CSUs, Teacher's Assistants Approve First Contract
Union and universities agree on first collective bargaining contract
May 19, 2005 4:08 PM
Changes are brewing for the 6,000 graduate students and undergraduate students who are academic student employees working as teaching associates, graduate assistants and instructional assistants in the California State University system.
After seven months of negotiations, the CSU and the union for academic student employees, the California Alliance of Academic Student Employees, have reached a tentative agreement on their first collective bargaining contract.
“Students were getting different wages working the same job at different CSUs,” said Xochitl Lopez, an organizer for the student employees union and graduate student at Sacramento State University.
“Some employees were even getting health benefits, with a contract we will no longer be controlled by the employer.”
The agreement will be voted on May 25, meaning the details on the improved work conditions will be revealed at that time. Lopez said overall, the union, which is affiliated with the United Auto Workers, was bargaining for a pay increase.
“In the end the university was very cooperative, “ Lopez said. “We have made great strides and it is empowering that we have a democratic say in our work conditions.”
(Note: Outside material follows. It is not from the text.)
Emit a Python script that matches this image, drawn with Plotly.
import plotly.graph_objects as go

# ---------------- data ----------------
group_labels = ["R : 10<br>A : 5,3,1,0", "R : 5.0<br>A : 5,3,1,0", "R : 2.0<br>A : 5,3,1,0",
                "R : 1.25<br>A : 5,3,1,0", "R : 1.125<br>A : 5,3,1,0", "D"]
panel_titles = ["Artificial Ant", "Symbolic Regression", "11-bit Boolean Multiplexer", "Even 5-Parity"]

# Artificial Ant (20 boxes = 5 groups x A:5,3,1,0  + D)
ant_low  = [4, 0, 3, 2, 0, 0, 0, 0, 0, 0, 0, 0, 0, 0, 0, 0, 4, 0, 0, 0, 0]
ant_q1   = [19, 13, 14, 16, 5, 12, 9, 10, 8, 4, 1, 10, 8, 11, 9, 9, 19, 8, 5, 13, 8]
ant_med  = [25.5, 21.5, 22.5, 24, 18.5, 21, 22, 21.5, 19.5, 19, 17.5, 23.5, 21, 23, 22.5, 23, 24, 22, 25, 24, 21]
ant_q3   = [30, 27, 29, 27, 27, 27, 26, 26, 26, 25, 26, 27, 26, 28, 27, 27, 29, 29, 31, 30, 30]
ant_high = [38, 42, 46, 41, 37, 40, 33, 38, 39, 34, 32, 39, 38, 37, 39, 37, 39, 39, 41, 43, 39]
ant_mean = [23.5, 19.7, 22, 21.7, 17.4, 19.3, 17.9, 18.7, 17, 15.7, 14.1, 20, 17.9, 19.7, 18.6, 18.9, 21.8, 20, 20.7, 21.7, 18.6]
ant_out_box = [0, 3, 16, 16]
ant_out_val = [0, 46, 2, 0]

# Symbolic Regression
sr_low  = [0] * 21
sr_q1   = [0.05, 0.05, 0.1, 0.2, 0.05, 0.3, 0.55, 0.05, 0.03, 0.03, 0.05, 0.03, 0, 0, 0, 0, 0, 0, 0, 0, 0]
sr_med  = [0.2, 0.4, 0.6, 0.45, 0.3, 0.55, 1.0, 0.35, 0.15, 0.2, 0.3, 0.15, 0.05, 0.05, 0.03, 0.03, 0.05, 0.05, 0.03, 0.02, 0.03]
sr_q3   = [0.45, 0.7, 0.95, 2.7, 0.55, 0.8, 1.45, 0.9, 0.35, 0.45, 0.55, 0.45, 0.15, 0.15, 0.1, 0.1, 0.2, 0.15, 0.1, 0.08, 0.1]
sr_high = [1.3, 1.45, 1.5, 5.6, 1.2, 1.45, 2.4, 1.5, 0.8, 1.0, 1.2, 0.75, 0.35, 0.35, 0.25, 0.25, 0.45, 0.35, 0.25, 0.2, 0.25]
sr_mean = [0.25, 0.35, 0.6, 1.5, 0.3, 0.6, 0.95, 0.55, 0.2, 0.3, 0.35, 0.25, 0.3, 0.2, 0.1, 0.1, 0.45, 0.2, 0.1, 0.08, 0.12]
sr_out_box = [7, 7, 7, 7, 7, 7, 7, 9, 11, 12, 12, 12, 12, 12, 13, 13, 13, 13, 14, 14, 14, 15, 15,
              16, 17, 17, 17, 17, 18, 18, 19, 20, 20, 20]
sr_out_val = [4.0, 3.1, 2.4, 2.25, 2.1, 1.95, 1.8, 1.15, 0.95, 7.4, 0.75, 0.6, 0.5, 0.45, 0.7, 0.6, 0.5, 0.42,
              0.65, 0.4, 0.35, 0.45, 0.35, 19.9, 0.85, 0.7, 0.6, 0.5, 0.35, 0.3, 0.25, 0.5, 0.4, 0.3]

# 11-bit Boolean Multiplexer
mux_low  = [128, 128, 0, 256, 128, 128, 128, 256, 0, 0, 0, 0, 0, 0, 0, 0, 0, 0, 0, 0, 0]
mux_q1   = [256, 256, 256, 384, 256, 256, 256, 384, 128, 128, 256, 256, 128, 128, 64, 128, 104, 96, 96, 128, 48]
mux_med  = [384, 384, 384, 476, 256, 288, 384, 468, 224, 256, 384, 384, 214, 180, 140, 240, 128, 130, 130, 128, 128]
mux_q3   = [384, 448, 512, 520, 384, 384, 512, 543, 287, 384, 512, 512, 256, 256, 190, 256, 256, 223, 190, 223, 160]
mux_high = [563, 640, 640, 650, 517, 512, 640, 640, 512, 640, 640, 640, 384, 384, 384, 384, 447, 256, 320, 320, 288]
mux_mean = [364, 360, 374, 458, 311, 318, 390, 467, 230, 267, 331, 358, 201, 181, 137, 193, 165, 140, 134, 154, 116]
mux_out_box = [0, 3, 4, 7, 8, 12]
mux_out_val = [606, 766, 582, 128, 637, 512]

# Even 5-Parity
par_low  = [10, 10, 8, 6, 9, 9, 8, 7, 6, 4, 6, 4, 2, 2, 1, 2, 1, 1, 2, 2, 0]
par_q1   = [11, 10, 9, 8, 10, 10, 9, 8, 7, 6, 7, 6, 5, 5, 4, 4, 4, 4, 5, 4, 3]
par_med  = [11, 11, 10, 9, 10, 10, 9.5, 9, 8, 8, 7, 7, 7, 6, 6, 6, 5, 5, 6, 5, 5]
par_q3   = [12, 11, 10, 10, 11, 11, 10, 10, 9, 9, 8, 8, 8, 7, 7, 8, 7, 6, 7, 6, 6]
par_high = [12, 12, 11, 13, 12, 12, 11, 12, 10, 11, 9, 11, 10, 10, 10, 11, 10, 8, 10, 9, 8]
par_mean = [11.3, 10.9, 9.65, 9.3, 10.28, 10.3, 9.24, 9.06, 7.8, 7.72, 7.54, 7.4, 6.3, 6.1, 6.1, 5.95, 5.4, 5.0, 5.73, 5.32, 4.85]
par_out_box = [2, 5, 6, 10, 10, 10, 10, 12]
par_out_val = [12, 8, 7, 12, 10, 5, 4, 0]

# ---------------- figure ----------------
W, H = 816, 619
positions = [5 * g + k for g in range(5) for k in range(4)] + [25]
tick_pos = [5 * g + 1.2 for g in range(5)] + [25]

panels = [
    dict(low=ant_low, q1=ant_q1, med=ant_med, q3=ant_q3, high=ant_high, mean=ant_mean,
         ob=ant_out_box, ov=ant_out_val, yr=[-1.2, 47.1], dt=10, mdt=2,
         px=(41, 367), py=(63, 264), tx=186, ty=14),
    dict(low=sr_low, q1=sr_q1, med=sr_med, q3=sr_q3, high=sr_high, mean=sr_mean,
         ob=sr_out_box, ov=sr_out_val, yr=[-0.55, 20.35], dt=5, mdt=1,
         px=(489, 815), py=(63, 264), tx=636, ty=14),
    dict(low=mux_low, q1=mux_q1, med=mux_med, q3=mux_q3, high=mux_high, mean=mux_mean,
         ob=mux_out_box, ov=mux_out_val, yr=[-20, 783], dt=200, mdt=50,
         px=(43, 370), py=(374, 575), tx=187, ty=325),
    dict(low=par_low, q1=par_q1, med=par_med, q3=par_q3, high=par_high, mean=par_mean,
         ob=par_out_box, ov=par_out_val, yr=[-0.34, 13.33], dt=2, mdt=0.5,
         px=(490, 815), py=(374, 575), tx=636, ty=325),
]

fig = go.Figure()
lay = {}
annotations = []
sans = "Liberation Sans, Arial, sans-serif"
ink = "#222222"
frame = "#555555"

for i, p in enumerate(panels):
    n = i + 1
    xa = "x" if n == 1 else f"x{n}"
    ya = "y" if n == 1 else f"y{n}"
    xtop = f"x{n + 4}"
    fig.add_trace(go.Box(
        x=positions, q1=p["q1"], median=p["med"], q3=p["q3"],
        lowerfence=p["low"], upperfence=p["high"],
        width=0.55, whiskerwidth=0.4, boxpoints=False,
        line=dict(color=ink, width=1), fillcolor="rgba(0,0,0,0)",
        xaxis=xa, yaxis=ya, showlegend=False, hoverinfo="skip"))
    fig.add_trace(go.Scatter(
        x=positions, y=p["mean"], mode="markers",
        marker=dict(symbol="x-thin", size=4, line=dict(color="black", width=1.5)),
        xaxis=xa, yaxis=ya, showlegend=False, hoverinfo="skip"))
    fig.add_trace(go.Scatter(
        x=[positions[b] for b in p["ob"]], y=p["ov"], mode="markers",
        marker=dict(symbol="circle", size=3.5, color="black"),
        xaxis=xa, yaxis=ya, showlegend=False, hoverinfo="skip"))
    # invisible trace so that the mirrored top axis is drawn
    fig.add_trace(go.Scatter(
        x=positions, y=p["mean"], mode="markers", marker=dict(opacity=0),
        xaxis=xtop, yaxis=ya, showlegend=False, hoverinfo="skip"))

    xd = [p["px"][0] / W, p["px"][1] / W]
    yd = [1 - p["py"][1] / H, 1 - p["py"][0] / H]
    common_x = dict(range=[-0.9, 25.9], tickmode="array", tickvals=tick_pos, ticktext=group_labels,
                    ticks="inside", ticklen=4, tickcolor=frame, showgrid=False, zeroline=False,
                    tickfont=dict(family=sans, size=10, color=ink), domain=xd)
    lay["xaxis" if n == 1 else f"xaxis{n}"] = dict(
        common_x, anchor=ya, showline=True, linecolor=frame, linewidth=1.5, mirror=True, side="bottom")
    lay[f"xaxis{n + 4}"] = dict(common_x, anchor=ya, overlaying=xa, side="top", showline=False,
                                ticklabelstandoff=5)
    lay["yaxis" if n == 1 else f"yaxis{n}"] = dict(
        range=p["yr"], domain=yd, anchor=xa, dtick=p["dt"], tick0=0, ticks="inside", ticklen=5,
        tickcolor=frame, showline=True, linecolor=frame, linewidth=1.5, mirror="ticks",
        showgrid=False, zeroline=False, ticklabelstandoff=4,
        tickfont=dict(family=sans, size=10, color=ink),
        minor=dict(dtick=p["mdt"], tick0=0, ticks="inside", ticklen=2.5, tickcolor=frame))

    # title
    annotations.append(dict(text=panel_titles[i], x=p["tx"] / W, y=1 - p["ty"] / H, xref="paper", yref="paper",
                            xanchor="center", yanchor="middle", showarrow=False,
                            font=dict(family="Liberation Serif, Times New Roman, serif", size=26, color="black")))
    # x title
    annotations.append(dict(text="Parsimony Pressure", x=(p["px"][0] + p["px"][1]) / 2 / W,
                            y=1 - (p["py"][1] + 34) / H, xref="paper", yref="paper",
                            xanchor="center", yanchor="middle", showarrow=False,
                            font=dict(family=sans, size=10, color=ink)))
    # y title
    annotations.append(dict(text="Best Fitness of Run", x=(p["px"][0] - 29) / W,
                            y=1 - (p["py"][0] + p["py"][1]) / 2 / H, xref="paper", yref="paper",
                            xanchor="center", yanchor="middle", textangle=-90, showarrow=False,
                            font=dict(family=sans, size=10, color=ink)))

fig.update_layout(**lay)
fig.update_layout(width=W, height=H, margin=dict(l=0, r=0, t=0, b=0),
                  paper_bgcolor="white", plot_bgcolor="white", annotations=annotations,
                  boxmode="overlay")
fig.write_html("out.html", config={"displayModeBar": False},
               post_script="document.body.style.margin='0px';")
In a statement released to the press, CSU Assistant Vice Chancellor for Human Resources Sam Strafaci agreed the bargaining went smoothly with the union.
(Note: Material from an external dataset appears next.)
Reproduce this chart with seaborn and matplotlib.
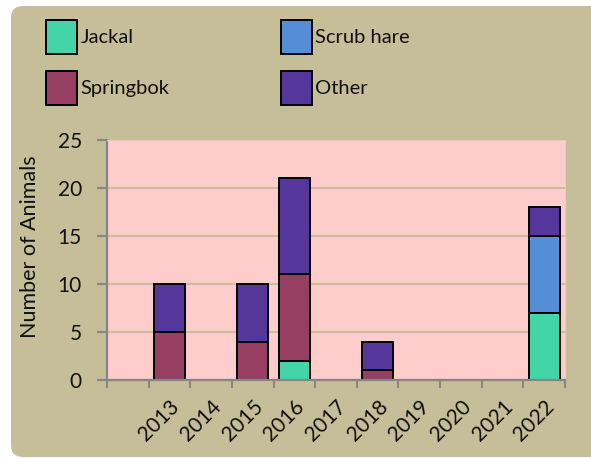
import numpy as np
import pandas as pd
import matplotlib
matplotlib.use('Agg')
import matplotlib.pyplot as plt
from matplotlib.patches import FancyBboxPatch, Patch
from matplotlib.ticker import FixedLocator
import seaborn as sns

# Data (first category has no label)
years = ["", "2013", "2014", "2015", "2016", "2017", "2018", "2019", "2020", "2021", "2022"]
jackal = [0, 0, 0, 0, 2, 0, 0, 0, 0, 0, 7]
springbok = [0, 5, 0, 4, 9, 0, 1, 0, 0, 0, 0]
scrub_hare = [0, 0, 0, 0, 0, 0, 0, 0, 0, 0, 8]
other = [0, 5, 0, 6, 10, 0, 3, 0, 0, 0, 3]

series = ["Jackal", "Springbok", "Scrub hare", "Other"]
colors = {"Jackal": "#43D5A7", "Springbok": "#963F63",
          "Scrub hare": "#558ED5", "Other": "#55369B"}

df = pd.DataFrame({"year": years, "Jackal": jackal, "Springbok": springbok,
                   "Scrub hare": scrub_hare, "Other": other})
# cumulative totals so the bars can be layered into a stack
stack = df.copy()
stack[series] = df[series].cumsum(axis=1)

sns.set_theme(style="ticks")
plt.rcParams['font.family'] = ['Lato', 'DejaVu Sans']
plt.rcParams['text.color'] = '#111111'
plt.rcParams['axes.labelcolor'] = '#111111'
plt.rcParams['xtick.labelcolor'] = '#111111'
plt.rcParams['ytick.labelcolor'] = '#111111'

fig = plt.figure(figsize=(5.91, 4.59), dpi=100)
fig.patch.set_facecolor('white')

# khaki rounded panel behind everything
bg = FancyBboxPatch((0.11, 0.02), 6.0, 4.51,
                    boxstyle="round,pad=0,rounding_size=0.12",
                    transform=fig.dpi_scale_trans, facecolor="#C6BE98",
                    edgecolor='none', zorder=-5)
fig.patches.append(bg)

ax = fig.add_axes([107 / 591, 79 / 459, 458 / 591, 240 / 459])
ax.set_zorder(1)
ax.set_facecolor('#FFCCCC')
ax.set_axisbelow(True)

for s in reversed(series):
    sns.barplot(data=stack, x="year", y=s, order=years, color=colors[s],
                width=0.75, edgecolor='black', linewidth=1.4, saturation=1, ax=ax)

ax.set_ylim(0, 25)
ax.set_yticks([0, 5, 10, 15, 20, 25])
ax.yaxis.grid(True, color='#C9BF98', linewidth=1.5)
ax.xaxis.grid(False)
ax.get_ygridlines()[-1].set_visible(False)
ax.set_xlim(-0.5, len(years) - 0.5)

ax.set_xticks(range(len(years)))
ax.set_xticklabels(years, rotation=45, ha='right', rotation_mode='anchor', fontsize=15)
ax.tick_params(axis='x', which='major', length=0, pad=12)
ax.xaxis.set_minor_locator(FixedLocator(np.arange(-0.5, len(years), 1)))
ax.tick_params(axis='x', which='minor', bottom=True, length=6, width=1.5, color='#868686')
ax.tick_params(axis='y', left=True, length=7, width=1.5, color='#868686', labelsize=15, pad=11)

for side in ['left', 'bottom']:
    ax.spines[side].set_color('#868686')
    ax.spines[side].set_linewidth(1.6)
for side in ['top', 'right']:
    ax.spines[side].set_color('#E8CDBE')
    ax.spines[side].set_linewidth(0.8)

ax.set_xlabel("")
ax.set_ylabel("Number of Animals", fontsize=15.5)
ax.yaxis.set_label_coords(-0.147, 0.556)

handles = [Patch(facecolor=colors[s], edgecolor='black', linewidth=1.4, label=s)
           for s in ["Jackal", "Springbok", "Scrub hare", "Other"]]
fig.legend(handles=handles, loc='upper left', bbox_to_anchor=(46 / 591, 1 - 20 / 459),
           ncol=2, frameon=False, fontsize=14.5, handlelength=1.55, handleheight=2.2,
           handletextpad=0.15, columnspacing=5.55, labelspacing=0.85,
           borderpad=0, borderaxespad=0)

fig.savefig('out.png', dpi=100)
“We are very pleased that we have reached an agreement for the first contract with the UAW,” Strafaci said. “Initial contract bargaining is very difficult and the agreement is an indication that the parties took their work seriously.
“Both parties were willing to be creative and make the compromise necessary to reach agreement in a constructive and professional manner. I am looking forward to working with the union leadership during the term of this contract.”
SF State graduate student Christopher Fisher works as a graduate assistant for the biology department. Earning $12 an hour, Fisher manages grades, does prep work for lectures and is a co-instructor for two biology courses. On top of his work for the biology department he has taken out student loans and works a part-time retail job to cover his rent and living costs.
“I have never been part of a union but having health insurance would be incredible,” said Fisher. “I can’t cover health insurance with the income I am making right now.”
In January 2004, the CSU students working as academic employees officially joined the union. Fisher said he feels that his work as a graduate assistant has been an amazing learning experience, but he is concerned about how his job will be affected in the future now that he is part of a union.
“I am concerned that people in leadership positions will be too greedy and ask for too much from the CSU system,” said Fisher. “I am also concerned about everyone’s need being genuinely represented by the CAASE/UAW.”
The California Alliance of Academic Student Employees and United Auto Workers represents more than 26,000 academic student employees nationally, including more than 12,000 in the University of California system.